→ **Job**
Reproduce the listing below exactly. Pictures do not belong in the copy.

- - - - -

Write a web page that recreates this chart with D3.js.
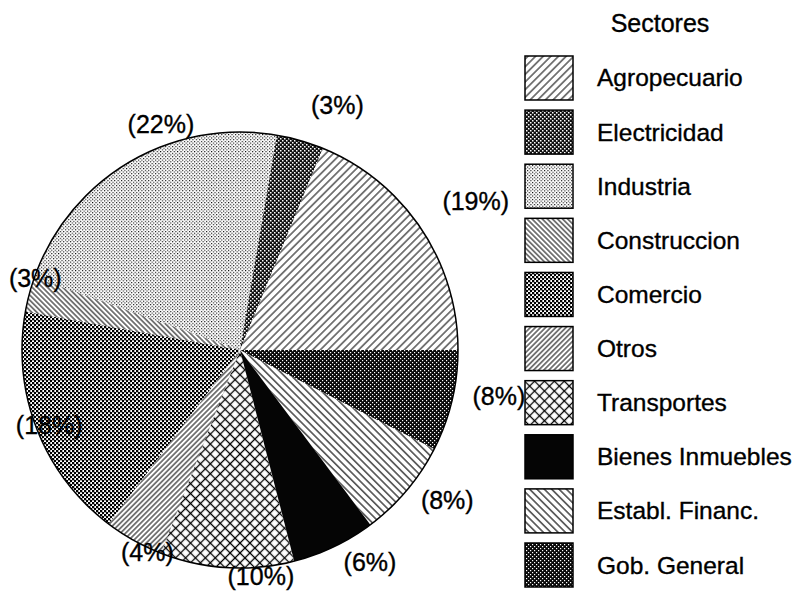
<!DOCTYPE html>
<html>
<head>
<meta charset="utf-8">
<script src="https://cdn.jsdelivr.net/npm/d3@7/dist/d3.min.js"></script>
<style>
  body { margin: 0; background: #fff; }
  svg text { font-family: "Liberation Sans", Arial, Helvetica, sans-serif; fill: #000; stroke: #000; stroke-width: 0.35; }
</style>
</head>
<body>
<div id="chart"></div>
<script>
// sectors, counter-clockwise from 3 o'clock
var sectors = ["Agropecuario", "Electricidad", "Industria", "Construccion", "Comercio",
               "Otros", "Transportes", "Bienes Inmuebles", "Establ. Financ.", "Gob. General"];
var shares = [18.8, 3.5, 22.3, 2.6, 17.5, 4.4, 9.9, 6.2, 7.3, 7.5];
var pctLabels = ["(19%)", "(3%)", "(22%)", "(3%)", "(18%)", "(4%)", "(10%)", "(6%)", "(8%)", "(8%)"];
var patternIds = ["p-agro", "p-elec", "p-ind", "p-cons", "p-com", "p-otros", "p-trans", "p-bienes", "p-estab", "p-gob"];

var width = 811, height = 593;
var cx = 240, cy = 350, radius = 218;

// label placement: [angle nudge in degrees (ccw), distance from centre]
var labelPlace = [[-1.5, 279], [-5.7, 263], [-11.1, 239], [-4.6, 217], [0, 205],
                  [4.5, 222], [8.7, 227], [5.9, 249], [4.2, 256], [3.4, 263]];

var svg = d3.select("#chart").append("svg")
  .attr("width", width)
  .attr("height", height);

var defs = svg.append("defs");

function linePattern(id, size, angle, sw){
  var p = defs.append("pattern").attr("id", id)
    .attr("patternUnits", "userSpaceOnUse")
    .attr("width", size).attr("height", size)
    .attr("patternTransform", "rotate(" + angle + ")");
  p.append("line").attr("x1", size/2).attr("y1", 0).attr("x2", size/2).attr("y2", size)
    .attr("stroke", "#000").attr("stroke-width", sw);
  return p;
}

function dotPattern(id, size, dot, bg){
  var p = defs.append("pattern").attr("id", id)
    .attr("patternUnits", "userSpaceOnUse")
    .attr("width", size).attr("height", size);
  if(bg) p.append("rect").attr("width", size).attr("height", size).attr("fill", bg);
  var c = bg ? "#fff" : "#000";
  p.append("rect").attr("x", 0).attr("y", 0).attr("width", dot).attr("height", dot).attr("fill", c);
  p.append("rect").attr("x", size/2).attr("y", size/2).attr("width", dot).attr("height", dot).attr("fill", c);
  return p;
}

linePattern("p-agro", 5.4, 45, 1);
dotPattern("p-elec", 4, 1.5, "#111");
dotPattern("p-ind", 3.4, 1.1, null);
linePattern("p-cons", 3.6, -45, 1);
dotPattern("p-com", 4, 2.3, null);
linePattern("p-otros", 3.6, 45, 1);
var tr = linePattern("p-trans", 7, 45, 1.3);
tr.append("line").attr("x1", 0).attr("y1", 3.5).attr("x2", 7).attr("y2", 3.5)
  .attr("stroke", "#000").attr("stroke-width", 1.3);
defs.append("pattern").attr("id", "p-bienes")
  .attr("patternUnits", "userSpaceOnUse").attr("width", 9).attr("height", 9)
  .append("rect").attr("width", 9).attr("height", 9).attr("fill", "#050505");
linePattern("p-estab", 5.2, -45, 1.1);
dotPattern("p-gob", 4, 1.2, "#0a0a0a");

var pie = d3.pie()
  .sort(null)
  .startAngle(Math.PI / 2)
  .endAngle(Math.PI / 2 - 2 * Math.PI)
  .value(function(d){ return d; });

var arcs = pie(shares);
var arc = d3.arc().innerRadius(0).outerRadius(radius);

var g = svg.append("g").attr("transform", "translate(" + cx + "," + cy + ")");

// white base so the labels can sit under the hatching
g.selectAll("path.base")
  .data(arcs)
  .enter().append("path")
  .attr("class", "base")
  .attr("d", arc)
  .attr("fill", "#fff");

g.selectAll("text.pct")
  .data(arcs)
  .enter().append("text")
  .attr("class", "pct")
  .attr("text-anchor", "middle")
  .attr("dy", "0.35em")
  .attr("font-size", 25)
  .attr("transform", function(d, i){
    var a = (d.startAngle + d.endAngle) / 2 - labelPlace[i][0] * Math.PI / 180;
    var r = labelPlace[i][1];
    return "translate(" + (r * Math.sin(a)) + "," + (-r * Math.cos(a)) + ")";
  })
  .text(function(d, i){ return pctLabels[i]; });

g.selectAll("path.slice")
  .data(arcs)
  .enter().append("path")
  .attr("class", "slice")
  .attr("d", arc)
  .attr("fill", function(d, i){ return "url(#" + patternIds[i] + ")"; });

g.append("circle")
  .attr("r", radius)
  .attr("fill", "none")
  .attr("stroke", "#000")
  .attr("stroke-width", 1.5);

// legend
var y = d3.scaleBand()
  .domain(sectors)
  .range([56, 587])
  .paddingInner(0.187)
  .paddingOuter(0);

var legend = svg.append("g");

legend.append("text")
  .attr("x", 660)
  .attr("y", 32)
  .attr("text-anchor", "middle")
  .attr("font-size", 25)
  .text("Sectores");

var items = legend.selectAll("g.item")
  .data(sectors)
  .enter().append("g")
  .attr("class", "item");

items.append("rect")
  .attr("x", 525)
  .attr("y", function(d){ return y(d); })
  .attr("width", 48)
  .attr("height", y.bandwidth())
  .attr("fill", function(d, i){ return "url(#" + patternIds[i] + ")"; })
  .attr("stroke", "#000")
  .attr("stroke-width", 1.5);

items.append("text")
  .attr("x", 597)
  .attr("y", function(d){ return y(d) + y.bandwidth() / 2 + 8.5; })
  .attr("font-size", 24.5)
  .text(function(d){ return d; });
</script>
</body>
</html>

- - - - -

→ **Final result**
Write a web page that recreates this chart with D3.js.
<!DOCTYPE html>
<html>
<head>
<meta charset="utf-8">
<script src="https://cdn.jsdelivr.net/npm/d3@7/dist/d3.min.js"></script>
<style>
  body { margin: 0; background: #fff; }
  svg text { font-family: "Liberation Sans", Arial, Helvetica, sans-serif; fill: #000; stroke: #000; stroke-width: 0.35; }
</style>
</head>
<body>
<div id="chart"></div>
<script>
// sectors, counter-clockwise from 3 o'clock
var sectors = ["Agropecuario", "Electricidad", "Industria", "Construccion", "Comercio",
               "Otros", "Transportes", "Bienes Inmuebles", "Establ. Financ.", "Gob. General"];
var shares = [18.8, 3.5, 22.3, 2.6, 17.5, 4.4, 9.9, 6.2, 7.3, 7.5];
var pctLabels = ["(19%)", "(3%)", "(22%)", "(3%)", "(18%)", "(4%)", "(10%)", "(6%)", "(8%)", "(8%)"];
var patternIds = ["p-agro", "p-elec", "p-ind", "p-cons", "p-com", "p-otros", "p-trans", "p-bienes", "p-estab", "p-gob"];

var width = 811, height = 593;
var cx = 240, cy = 350, radius = 218;

// label placement: [angle nudge in degrees (ccw), distance from centre]
var labelPlace = [[-1.5, 279], [-5.7, 263], [-11.1, 239], [-4.6, 217], [0, 205],
                  [4.5, 222], [8.7, 227], [5.9, 249], [4.2, 256], [3.4, 263]];

var svg = d3.select("#chart").append("svg")
  .attr("width", width)
  .attr("height", height);

var defs = svg.append("defs");

function linePattern(id, size, angle, sw){
  var p = defs.append("pattern").attr("id", id)
    .attr("patternUnits", "userSpaceOnUse")
    .attr("width", size).attr("height", size)
    .attr("patternTransform", "rotate(" + angle + ")");
  p.append("line").attr("x1", size/2).attr("y1", 0).attr("x2", size/2).attr("y2", size)
    .attr("stroke", "#000").attr("stroke-width", sw);
  return p;
}

function dotPattern(id, size, dot, bg){
  var p = defs.append("pattern").attr("id", id)
    .attr("patternUnits", "userSpaceOnUse")
    .attr("width", size).attr("height", size);
  if(bg) p.append("rect").attr("width", size).attr("height", size).attr("fill", bg);
  var c = bg ? "#fff" : "#000";
  p.append("rect").attr("x", 0).attr("y", 0).attr("width", dot).attr("height", dot).attr("fill", c);
  p.append("rect").attr("x", size/2).attr("y", size/2).attr("width", dot).attr("height", dot).attr("fill", c);
  return p;
}

linePattern("p-agro", 5.4, 45, 1);
dotPattern("p-elec", 4, 1.5, "#111");
dotPattern("p-ind", 3.4, 1.1, null);
linePattern("p-cons", 3.6, -45, 1);
dotPattern("p-com", 4, 2.3, null);
linePattern("p-otros", 3.6, 45, 1);
var tr = linePattern("p-trans", 7, 45, 1.3);
tr.append("line").attr("x1", 0).attr("y1", 3.5).attr("x2", 7).attr("y2", 3.5)
  .attr("stroke", "#000").attr("stroke-width", 1.3);
defs.append("pattern").attr("id", "p-bienes")
  .attr("patternUnits", "userSpaceOnUse").attr("width", 9).attr("height", 9)
  .append("rect").attr("width", 9).attr("height", 9).attr("fill", "#050505");
linePattern("p-estab", 5.2, -45, 1.1);
dotPattern("p-gob", 4, 1.2, "#0a0a0a");

var pie = d3.pie()
  .sort(null)
  .startAngle(Math.PI / 2)
  .endAngle(Math.PI / 2 - 2 * Math.PI)
  .value(function(d){ return d; });

var arcs = pie(shares);
var arc = d3.arc().innerRadius(0).outerRadius(radius);

var g = svg.append("g").attr("transform", "translate(" + cx + "," + cy + ")");

// white base so the labels can sit under the hatching
g.selectAll("path.base")
  .data(arcs)
  .enter().append("path")
  .attr("class", "base")
  .attr("d", arc)
  .attr("fill", "#fff");

g.selectAll("text.pct")
  .data(arcs)
  .enter().append("text")
  .attr("class", "pct")
  .attr("text-anchor", "middle")
  .attr("dy", "0.35em")
  .attr("font-size", 25)
  .attr("transform", function(d, i){
    var a = (d.startAngle + d.endAngle) / 2 - labelPlace[i][0] * Math.PI / 180;
    var r = labelPlace[i][1];
    return "translate(" + (r * Math.sin(a)) + "," + (-r * Math.cos(a)) + ")";
  })
  .text(function(d, i){ return pctLabels[i]; });

g.selectAll("path.slice")
  .data(arcs)
  .enter().append("path")
  .attr("class", "slice")
  .attr("d", arc)
  .attr("fill", function(d, i){ return "url(#" + patternIds[i] + ")"; });

g.append("circle")
  .attr("r", radius)
  .attr("fill", "none")
  .attr("stroke", "#000")
  .attr("stroke-width", 1.5);

// legend
var y = d3.scaleBand()
  .domain(sectors)
  .range([56, 587])
  .paddingInner(0.187)
  .paddingOuter(0);

var legend = svg.append("g");

legend.append("text")
  .attr("x", 660)
  .attr("y", 32)
  .attr("text-anchor", "middle")
  .attr("font-size", 25)
  .text("Sectores");

var items = legend.selectAll("g.item")
  .data(sectors)
  .enter().append("g")
  .attr("class", "item");

items.append("rect")
  .attr("x", 525)
  .attr("y", function(d){ return y(d); })
  .attr("width", 48)
  .attr("height", y.bandwidth())
  .attr("fill", function(d, i){ return "url(#" + patternIds[i] + ")"; })
  .attr("stroke", "#000")
  .attr("stroke-width", 1.5);

items.append("text")
  .attr("x", 597)
  .attr("y", function(d){ return y(d) + y.bandwidth() / 2 + 8.5; })
  .attr("font-size", 24.5)
  .text(function(d){ return d; });
</script>
</body>
</html>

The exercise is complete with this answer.